Brigitte is rarely spoken of and only once is there a "flashback" scene of her (still, it is never openly mentioned that she is dead) where she tells her older brothers that she wants to be a Physiotherapist and help heal people in pain, she even assists her older brother, Fred, with a tremendous neck pain. She is seen as the only sympathetic and forgiving member of the family, "the confused ghost of a 17-year-old...who now creeps around the house trying not to wake her parents" (Canby)
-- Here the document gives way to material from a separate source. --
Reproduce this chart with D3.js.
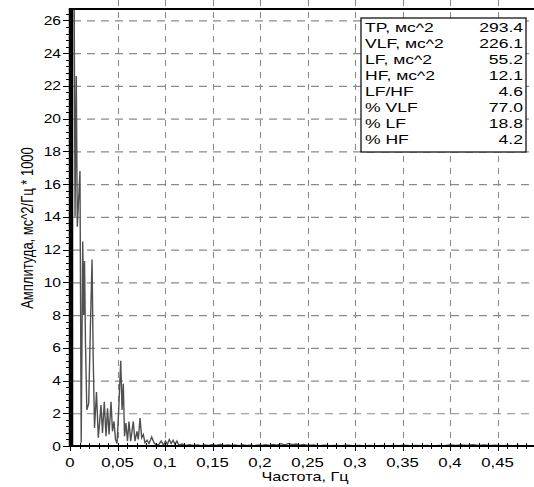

Despite the crude, distasteful comments that Andy makes towards Bel, who remains serene and saintlike, she is not ignorant to her husband and the "lustful, lascivious life" that he led. And even though there is a clear tension between the two, the play is not full of confrontation - exactly the opposite, in fact. The vitriol and insults are given in a sarcastic, heartfelt way that the reader knows is full of scorn and unsaid anger.
Brigitte's role is never fully established, nor is her message, which makes me uncomfortable. This is something that Pinter does often, ambiguity, and it is always frustrating to everyone, whether you like it or not.
Moonlight is not a forthright announcement of family dysfunction, but a view of how real dysfunctional families live. Pinter writes through "insinuation, not plot." (Wolf, Variety)
While this is not the best of Pinter's plays, if you are a fan of theatre, of his work, or of disassembling everything you read, than I do recommend it. It is very short and I finished the play in under a half an hour.
Note: This play has the distinguishment of coining the phrase, All will be well. And all manner of things shall be well.